India is a land of multi-culture and heritage. As there is so much to appreciate about this glorious country, there is one factor which make the country fall down, that factor is `mentality and lack of awareness’.

A recent research declared that around 71% of Indian girls do not know anything about menstruation before their first period as menstruation is rarely disused topic at homes or publically. It means around 71% girls has faced the dilemma of being stained by blood. In India menstruation is a biological event not to be spoken about openly.

In India, the number of menstruating women is 355 million that is around 31% of the total population. From 355 million women, there are 23 million school girls drop their schools every year because of menstruation. In small villages there is lack of girls in the classroom above 7th standards just because they bleed for 4 days a month and there is lack of awareness and hygiene, as these small schools don’t have toilets. Lack of sanitary pads and lack of awareness is also an issue. Apart from this infrastructure problem there lays a huge issue which can’t be conquer easily. That big monster is the mentality, orthodox thinking and superstition.

In villages and in cities also women are not comfortable talking about their basic physical problem just because they are taught from the childhood that this problem is unholy and not to be confessing in front of anyone and specially men.

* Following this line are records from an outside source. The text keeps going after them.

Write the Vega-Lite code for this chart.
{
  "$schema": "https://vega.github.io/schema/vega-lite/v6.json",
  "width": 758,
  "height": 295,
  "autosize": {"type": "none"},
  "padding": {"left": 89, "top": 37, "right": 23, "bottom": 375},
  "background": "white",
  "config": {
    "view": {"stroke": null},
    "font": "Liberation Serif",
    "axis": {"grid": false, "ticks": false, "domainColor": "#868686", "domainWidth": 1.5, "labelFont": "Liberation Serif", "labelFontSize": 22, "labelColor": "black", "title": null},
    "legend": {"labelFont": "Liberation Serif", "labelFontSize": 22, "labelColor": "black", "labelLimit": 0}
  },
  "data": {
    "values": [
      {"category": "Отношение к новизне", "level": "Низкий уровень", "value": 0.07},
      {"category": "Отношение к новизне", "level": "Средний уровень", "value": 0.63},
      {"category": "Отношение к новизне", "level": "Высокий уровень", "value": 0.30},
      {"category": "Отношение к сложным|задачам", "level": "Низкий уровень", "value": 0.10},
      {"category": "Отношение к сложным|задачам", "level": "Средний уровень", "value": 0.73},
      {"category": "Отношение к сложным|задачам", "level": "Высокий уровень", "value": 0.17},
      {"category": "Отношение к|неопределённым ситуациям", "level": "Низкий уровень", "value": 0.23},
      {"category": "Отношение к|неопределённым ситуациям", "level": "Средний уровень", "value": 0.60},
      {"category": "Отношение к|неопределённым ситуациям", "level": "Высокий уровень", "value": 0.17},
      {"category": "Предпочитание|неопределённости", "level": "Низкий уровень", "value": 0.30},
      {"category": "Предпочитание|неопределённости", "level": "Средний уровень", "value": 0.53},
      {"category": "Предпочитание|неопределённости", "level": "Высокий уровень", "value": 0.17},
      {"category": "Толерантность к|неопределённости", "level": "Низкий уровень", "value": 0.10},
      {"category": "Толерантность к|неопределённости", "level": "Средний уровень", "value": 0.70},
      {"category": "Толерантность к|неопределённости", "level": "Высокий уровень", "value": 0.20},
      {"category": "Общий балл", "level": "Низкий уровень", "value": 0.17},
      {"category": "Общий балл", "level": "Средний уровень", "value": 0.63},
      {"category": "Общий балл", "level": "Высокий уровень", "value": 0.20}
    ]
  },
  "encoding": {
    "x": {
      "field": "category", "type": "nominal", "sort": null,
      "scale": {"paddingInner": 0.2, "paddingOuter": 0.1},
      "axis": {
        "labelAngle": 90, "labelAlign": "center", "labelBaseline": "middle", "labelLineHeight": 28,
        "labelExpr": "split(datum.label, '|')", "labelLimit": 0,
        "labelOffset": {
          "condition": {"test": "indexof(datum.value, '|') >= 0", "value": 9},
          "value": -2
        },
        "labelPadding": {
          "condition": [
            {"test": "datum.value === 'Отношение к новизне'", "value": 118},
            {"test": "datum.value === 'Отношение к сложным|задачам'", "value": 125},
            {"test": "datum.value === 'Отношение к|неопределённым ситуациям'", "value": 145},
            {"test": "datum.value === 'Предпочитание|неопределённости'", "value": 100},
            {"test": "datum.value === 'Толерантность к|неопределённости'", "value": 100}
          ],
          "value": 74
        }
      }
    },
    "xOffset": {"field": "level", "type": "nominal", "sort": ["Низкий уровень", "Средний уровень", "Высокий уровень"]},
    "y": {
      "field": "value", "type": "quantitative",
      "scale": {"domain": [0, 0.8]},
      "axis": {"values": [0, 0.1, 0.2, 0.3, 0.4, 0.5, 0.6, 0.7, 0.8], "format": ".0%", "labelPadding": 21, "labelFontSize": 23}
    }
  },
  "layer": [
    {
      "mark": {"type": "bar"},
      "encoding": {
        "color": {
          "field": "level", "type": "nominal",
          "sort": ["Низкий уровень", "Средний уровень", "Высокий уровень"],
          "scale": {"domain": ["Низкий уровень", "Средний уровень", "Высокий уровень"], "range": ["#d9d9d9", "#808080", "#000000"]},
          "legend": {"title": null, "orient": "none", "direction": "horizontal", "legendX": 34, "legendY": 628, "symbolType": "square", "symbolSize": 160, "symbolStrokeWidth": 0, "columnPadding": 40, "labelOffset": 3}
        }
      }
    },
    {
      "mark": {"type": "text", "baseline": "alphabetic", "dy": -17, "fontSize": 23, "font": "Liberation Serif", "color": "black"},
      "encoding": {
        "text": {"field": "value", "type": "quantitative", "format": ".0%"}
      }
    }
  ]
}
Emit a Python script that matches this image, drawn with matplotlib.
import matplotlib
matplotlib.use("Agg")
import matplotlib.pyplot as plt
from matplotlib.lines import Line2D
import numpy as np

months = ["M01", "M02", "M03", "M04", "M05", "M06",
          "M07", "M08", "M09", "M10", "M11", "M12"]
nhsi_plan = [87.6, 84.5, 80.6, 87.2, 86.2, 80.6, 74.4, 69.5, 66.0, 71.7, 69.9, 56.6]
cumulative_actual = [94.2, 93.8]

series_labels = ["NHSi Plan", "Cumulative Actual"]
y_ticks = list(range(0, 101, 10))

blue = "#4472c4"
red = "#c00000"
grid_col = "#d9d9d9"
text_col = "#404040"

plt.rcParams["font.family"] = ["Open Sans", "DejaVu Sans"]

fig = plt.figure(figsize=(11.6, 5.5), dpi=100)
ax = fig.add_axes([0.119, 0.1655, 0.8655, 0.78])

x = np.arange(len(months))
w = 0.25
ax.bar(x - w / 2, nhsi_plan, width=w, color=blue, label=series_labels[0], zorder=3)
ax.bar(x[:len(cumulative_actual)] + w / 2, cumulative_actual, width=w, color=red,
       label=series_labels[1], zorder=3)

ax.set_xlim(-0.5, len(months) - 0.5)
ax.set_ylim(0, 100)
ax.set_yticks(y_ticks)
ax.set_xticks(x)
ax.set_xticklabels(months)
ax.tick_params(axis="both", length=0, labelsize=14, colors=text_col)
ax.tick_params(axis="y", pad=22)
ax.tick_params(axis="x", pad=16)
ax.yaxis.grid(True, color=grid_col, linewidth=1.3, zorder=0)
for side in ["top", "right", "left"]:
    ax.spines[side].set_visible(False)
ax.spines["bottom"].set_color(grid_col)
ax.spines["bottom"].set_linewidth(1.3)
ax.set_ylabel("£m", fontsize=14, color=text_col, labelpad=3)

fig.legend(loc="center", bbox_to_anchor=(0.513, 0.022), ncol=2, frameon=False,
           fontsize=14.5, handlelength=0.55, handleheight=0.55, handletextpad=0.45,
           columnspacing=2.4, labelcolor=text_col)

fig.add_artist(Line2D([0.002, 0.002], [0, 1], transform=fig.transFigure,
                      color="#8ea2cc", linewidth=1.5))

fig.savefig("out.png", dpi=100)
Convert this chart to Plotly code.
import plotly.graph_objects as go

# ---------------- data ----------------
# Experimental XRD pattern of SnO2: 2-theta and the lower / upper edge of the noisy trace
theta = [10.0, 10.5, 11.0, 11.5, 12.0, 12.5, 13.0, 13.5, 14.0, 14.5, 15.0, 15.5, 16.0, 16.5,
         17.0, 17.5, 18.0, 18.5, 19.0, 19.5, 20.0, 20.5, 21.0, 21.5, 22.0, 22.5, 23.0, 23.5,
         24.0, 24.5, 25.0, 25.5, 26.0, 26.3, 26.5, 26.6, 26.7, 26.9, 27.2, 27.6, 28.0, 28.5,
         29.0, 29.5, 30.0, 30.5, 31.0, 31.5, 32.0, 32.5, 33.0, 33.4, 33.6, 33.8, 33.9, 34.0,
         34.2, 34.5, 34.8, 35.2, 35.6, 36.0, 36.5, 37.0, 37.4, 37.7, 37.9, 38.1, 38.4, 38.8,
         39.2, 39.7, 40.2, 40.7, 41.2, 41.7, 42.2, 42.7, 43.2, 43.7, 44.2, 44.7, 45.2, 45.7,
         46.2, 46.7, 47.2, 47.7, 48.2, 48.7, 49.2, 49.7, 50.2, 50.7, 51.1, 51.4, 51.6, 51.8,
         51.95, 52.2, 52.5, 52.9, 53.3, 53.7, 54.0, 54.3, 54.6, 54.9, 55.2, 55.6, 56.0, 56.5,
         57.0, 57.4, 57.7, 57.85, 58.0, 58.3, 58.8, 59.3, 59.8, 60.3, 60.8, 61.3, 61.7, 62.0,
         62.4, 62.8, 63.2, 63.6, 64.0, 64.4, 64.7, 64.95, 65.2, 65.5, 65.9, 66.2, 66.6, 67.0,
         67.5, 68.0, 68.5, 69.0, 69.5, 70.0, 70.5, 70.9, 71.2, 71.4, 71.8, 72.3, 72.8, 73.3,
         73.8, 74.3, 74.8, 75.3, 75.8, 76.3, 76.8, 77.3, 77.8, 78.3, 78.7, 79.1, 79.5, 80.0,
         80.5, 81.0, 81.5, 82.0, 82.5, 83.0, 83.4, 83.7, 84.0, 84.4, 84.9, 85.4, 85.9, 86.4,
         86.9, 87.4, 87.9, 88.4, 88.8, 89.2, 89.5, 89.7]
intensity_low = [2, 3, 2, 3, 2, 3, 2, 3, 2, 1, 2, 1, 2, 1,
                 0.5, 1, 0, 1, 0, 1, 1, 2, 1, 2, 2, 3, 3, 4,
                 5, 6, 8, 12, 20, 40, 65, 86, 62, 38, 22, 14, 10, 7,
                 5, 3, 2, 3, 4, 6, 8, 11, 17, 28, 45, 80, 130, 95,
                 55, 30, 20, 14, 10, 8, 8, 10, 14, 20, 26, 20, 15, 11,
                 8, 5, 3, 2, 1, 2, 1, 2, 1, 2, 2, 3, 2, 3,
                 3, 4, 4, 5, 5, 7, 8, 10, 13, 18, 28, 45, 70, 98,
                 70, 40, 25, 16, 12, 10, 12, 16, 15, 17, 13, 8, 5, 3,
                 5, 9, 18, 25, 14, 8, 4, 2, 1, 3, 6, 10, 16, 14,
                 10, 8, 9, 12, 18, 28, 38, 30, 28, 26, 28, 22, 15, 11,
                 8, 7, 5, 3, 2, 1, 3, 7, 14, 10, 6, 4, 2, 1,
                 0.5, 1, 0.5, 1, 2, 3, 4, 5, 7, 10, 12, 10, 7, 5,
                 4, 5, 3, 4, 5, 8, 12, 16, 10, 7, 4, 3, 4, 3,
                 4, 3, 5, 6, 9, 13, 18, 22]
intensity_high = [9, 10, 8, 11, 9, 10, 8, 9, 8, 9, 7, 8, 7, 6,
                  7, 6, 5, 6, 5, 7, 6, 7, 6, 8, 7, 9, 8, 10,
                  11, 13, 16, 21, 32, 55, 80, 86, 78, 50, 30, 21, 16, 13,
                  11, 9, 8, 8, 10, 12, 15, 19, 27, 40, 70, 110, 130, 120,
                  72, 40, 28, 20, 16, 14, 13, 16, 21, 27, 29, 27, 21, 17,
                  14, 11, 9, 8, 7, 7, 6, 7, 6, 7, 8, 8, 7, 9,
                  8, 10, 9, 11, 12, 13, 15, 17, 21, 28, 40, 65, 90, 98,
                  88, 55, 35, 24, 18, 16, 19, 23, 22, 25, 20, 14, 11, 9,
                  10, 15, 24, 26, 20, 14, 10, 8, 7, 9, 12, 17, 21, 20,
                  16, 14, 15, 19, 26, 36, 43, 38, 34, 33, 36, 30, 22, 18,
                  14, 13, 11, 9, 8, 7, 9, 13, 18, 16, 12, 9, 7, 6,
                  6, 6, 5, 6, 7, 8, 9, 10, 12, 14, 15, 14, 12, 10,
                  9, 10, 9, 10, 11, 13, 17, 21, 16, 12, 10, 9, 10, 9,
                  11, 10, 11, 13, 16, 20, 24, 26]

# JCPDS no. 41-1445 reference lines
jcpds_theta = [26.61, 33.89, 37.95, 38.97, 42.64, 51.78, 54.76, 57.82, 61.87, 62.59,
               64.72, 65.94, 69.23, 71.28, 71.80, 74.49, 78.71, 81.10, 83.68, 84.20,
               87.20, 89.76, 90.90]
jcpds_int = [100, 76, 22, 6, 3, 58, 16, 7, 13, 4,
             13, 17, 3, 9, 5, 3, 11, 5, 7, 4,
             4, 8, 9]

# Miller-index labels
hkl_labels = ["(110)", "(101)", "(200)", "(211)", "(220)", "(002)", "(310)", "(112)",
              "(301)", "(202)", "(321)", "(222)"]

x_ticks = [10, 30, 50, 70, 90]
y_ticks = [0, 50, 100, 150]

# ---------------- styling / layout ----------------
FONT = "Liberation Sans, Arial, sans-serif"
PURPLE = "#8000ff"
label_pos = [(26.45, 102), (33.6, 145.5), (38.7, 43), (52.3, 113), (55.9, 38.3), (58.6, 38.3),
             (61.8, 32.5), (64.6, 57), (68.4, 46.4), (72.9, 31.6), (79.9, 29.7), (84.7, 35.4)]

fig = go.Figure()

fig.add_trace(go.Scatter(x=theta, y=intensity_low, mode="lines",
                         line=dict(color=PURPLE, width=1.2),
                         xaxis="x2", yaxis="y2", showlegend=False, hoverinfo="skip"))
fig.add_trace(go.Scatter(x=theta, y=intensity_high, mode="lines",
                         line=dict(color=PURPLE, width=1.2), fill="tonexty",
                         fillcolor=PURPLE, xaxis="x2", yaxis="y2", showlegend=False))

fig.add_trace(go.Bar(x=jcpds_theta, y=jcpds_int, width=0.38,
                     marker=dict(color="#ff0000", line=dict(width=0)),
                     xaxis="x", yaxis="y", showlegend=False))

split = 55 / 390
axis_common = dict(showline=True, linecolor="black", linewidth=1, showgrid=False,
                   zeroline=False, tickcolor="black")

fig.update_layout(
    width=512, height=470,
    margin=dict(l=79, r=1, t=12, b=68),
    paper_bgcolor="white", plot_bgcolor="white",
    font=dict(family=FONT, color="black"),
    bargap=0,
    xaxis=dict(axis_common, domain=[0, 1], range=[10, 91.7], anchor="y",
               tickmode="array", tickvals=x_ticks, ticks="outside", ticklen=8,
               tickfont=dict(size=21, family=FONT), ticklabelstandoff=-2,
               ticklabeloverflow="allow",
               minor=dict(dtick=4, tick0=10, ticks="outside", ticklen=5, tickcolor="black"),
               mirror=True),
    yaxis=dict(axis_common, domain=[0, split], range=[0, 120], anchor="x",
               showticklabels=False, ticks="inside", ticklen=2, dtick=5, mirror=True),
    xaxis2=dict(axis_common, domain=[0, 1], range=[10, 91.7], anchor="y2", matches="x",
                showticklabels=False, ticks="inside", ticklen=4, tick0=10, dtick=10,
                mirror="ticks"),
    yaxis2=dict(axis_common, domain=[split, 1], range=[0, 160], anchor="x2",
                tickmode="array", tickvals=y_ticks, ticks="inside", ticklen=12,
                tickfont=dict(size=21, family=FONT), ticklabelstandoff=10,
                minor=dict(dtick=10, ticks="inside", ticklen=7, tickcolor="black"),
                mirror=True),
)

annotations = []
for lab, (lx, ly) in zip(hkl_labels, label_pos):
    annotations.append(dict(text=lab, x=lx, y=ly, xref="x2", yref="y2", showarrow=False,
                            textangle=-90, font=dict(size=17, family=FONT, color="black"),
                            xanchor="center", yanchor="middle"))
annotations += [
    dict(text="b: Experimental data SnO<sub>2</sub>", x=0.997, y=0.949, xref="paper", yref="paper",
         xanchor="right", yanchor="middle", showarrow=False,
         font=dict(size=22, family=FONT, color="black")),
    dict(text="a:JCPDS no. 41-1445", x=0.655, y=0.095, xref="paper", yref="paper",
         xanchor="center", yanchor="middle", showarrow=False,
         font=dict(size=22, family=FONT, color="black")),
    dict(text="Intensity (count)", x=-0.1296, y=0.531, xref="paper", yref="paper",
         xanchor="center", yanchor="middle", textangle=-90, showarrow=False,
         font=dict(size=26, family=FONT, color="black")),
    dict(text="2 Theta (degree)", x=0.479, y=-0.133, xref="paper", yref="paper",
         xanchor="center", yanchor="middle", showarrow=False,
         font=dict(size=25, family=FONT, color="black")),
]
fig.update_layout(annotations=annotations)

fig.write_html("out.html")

The surprising fact is that among the 355 million women only 42.6 million women use sanitary pads. It means only 12% of women have access to sanitary pads in India. Another shocking fact is there was ban on sanitary pad advertisement in 1990 but there was a recent movie called `Padman’ a real life inspired story which smartly showed the importance of use of sanitary pads and its awareness.

This situation is healing day by day by advertisements, movies , social media but the question remains constant as these media tools do not touch the rural India. For them, the government has organized some schemes. The Ministry of Health and Family Welfare launched the free day Pad Scheme, a pilot project to provide sanitary napkins at subsidized rates for rural girls. The scheme was launched in 152 districts across 20 states and sanitary napkins were sold to adolescent girls at the rate ofRs.6 per pack of six napkins by Accredited Social Health Activists (ASHAs). The estimated cost for the entire scheme wasRs.70 crore.

We can hope for the better future of angles in India who are still suffering from their own shame and mentality taboo.